DMS most commonly stands for Document Management System in industrial and regulated manufacturing environments.
Core definition
A Document Management System (DMS) is a software system used to store, organize, control, and track documents and records throughout their lifecycle. In manufacturing, it typically manages controlled documents such as work instructions, specifications, procedures, drawings, quality records, and compliance evidence.
A DMS usually provides:
- Centralized storage for electronic documents and scanned paper records
- Version control and revision history
- Access control and permissions, often using roles and groups
- Search and retrieval by metadata, part number, revision, or process
- Approval workflows and electronic signatures
- Audit trails showing who viewed, changed, or approved a document and when
- Retention and archival policies for records
In regulated industries, a DMS is often integrated with MES, ERP, PLM, and QMS so that the right, released document versions are referenced at the correct step in production or quality workflows.

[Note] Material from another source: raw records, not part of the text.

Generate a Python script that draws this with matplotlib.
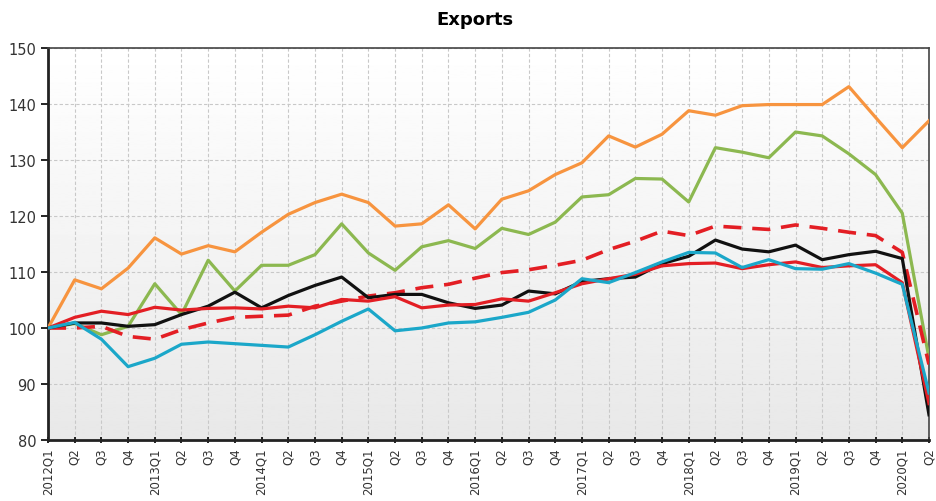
import numpy as np
import matplotlib
matplotlib.use("Agg")
import matplotlib.pyplot as plt

years = list(range(2012, 2021))
quarters = []
for y in years:
    for q in range(1, 5):
        if y == 2020 and q > 2:
            break
        quarters.append(f"{y}Q1" if q == 1 else f"Q{q}")

orange = [100, 108.6, 107.0, 110.7, 116.1, 113.2, 114.7, 113.6, 117.1, 120.3, 122.4,
          123.9, 122.4, 118.2, 118.6, 122.0, 117.7, 123.0, 124.5, 127.4, 129.5, 134.3,
          132.3, 134.6, 138.8, 138.0, 139.7, 139.9, 139.9, 139.9, 143.1, 137.6, 132.2, 137.0]
green = [100, 100.8, 98.8, 100.3, 107.9, 102.4, 112.1, 106.6, 111.2, 111.2, 113.1,
         118.6, 113.4, 110.3, 114.5, 115.6, 114.2, 117.8, 116.7, 118.9, 123.4, 123.8,
         126.7, 126.6, 122.5, 132.2, 131.4, 130.4, 135.0, 134.3, 131.1, 127.4, 120.5, 94.6]
black = [100, 100.9, 100.9, 100.3, 100.6, 102.4, 103.9, 106.4, 103.6, 105.8, 107.6,
         109.1, 105.4, 106.0, 106.0, 104.5, 103.5, 104.1, 106.6, 106.1, 108.3, 108.8,
         109.1, 111.5, 112.8, 115.7, 114.1, 113.6, 114.8, 112.2, 113.1, 113.7, 112.4, 84.5]
cyan = [100, 101.0, 98.0, 93.1, 94.6, 97.1, 97.5, 97.2, 96.9, 96.6, 98.8,
        101.2, 103.4, 99.5, 100.0, 100.9, 101.1, 101.9, 102.8, 105.0, 108.8, 108.1,
        109.9, 111.8, 113.5, 113.4, 110.8, 112.2, 110.6, 110.5, 111.5, 109.8, 107.8, 88.4]
red = [100, 101.9, 103.0, 102.4, 103.7, 103.2, 103.5, 103.6, 103.4, 103.9, 103.6,
       105.1, 104.8, 105.6, 103.6, 104.1, 104.2, 105.2, 104.8, 106.3, 107.9, 108.8,
       109.6, 111.1, 111.5, 111.6, 110.6, 111.3, 111.8, 110.8, 111.1, 111.3, 108.1, 86.5]
red_dashed = [100, 100.0, 100.3, 98.5, 98.0, 99.7, 100.9, 101.9, 102.1, 102.3, 103.9,
              104.8, 105.7, 106.3, 107.2, 107.8, 108.9, 109.9, 110.4, 111.2, 112.1, 114.0,
              115.5, 117.3, 116.5, 118.2, 117.9, 117.6, 118.4, 117.8, 117.1, 116.5, 113.5, 93.5]

x = np.arange(len(quarters))

fig = plt.figure(figsize=(9.36, 5.02), dpi=100)
ax = fig.add_axes([0.0513, 0.1215, 0.9412, 0.7809])

# soft vertical gradient background
grad = np.linspace(1.0, 0.91, 256).reshape(-1, 1)
ax.imshow(grad, cmap="gray", vmin=0, vmax=1, aspect="auto",
          extent=[0, 1, 0, 1], transform=ax.transAxes, zorder=0)

ax.plot(x, orange, color="#f7943f", lw=2.3, zorder=3)
ax.plot(x, green, color="#8cb850", lw=2.3, zorder=3)
ax.plot(x, red_dashed, color="#e31e24", lw=2.6, ls=(0, (5, 3)), zorder=3)
ax.plot(x, black, color="#111111", lw=2.3, zorder=4)
ax.plot(x, red, color="#e31e24", lw=2.3, zorder=4)
ax.plot(x, cyan, color="#1ba7c9", lw=2.3, zorder=5)

ax.set_xlim(0, len(quarters) - 1)
ax.set_ylim(80, 150)
ax.set_yticks(range(80, 151, 10))
ax.set_xticks(x)
ax.set_xticklabels(quarters, rotation=90, fontsize=8.5, color="#333333")
ax.tick_params(axis="y", labelsize=10.5, labelcolor="#333333", length=5, width=1.2, direction="out")
ax.tick_params(axis="x", length=5, width=1.2, direction="inout", pad=3)

ax.grid(True, color="#c8c8c8", ls=(0, (3, 2)), lw=0.8, zorder=1)
ax.set_axisbelow(True)

ax.spines["left"].set_linewidth(2.0)
ax.spines["bottom"].set_linewidth(2.0)
ax.spines["left"].set_color("#222222")
ax.spines["bottom"].set_color("#222222")
ax.spines["top"].set_color("#444444")
ax.spines["right"].set_color("#444444")
ax.spines["top"].set_linewidth(1.2)
ax.spines["right"].set_linewidth(1.2)

fig.text(0.507, 0.96, "Exports", ha="center", va="center", fontsize=13, fontweight="bold")

fig.savefig("out.png", dpi=100)
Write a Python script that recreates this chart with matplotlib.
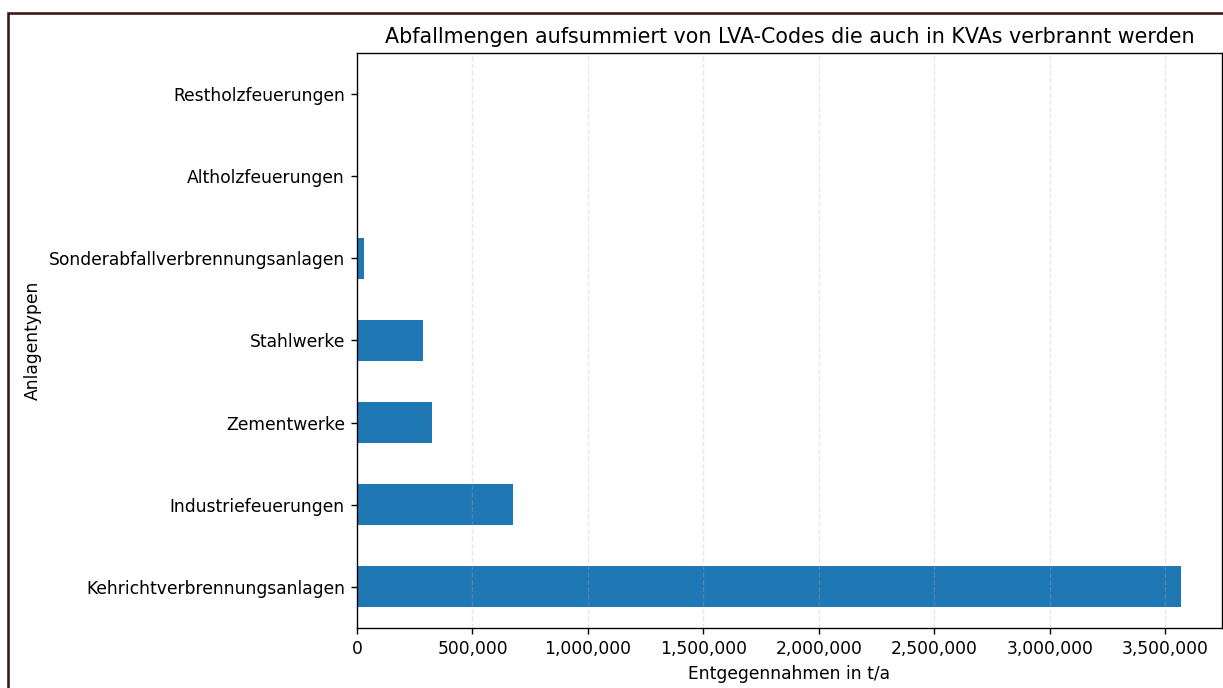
import matplotlib
matplotlib.use("Agg")
import matplotlib.pyplot as plt
from matplotlib.patches import Rectangle
from matplotlib.ticker import FuncFormatter

categories = ["Kehrichtverbrennungsanlagen", "Industriefeuerungen", "Zementwerke",
              "Stahlwerke", "Sonderabfallverbrennungsanlagen", "Altholzfeuerungen",
              "Restholzfeuerungen"]
values = [3567000, 676000, 326000, 286000, 30000, 0, 0]

W, H = 1223, 688
DPI = 123.5
fig = plt.figure(figsize=(W / DPI, H / DPI), dpi=DPI)

# outer frame (screenshot border, extends beyond the crop)
fig.patches.append(Rectangle((8 / W, -0.1), 1.2, 1 - 13 / H + 0.1, transform=fig.transFigure,
                             fill=False, edgecolor="#3d1414", linewidth=1.5))

ax = fig.add_axes([357 / W, 1 - 628 / H, (1222 - 357) / W, (628 - 53) / H])
pos = range(len(categories))
ax.barh(pos, values, height=0.5, color="#1f77b4")
ax.set_yticks(list(pos))
ax.set_yticklabels(categories)
ax.set_ylim(-0.5, len(categories) - 0.5)
ax.set_xlim(0, max(values) * 1.05)
ax.xaxis.set_major_formatter(FuncFormatter(lambda v, p: f"{int(v):,}"))
ax.grid(axis="x", linestyle="--", alpha=0.3)
for s in ax.spines.values():
    s.set_zorder(4)
ax.set_title("Abfallmengen aufsummiert von LVA-Codes die auch in KVAs verbrannt werden")
ax.set_xlabel("Entgegennahmen in t/a")
ax.set_ylabel("Anlagentypen")

fig.savefig("out.png", dpi=DPI)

Use in regulated and export-controlled environments
In operations subject to export controls (such as ITAR) or similar regulations, a DMS is often part of the controlled technical data architecture. It may be used to:
- Segregate export-controlled documents (for example, certain work instructions, drawings, or models) from non-controlled content
- Enforce identity management, role-based access control, and need-to-know restrictions
- Control distribution, printing, and offline access to sensitive documents
- Provide traceable change history and evidence for audits and internal reviews
What a DMS is not
A DMS is not the same as:
- MES (Manufacturing Execution System), which controls and records production execution, though it may reference documents stored in a DMS.
- PLM (Product Lifecycle Management), which manages product definitions and engineering changes; PLM may integrate with or include DMS-like capabilities but has a broader product data scope.
- Generic file shares or cloud drives, which provide storage but typically lack controlled workflows, formal versioning, and compliance-oriented audit trails.
Other meanings of DMS
DMS can have other meanings in technical contexts, such as:
- Distributed Management System in IT/OT or utilities
- Dealer Management System in automotive retail
Within industrial operations and manufacturing systems, however, the Document Management System meaning is the most common and usually assumed unless stated otherwise.
Common confusion
- DMS vs QMS: A QMS (Quality Management System) defines the overall processes and policies for quality; a DMS is one of the tools that can store and control the associated documents and records.
- DMS vs ECM: Enterprise Content Management (ECM) is a broader concept covering all organizational content. A DMS is typically focused on formal documents and records, particularly those under revision and compliance control.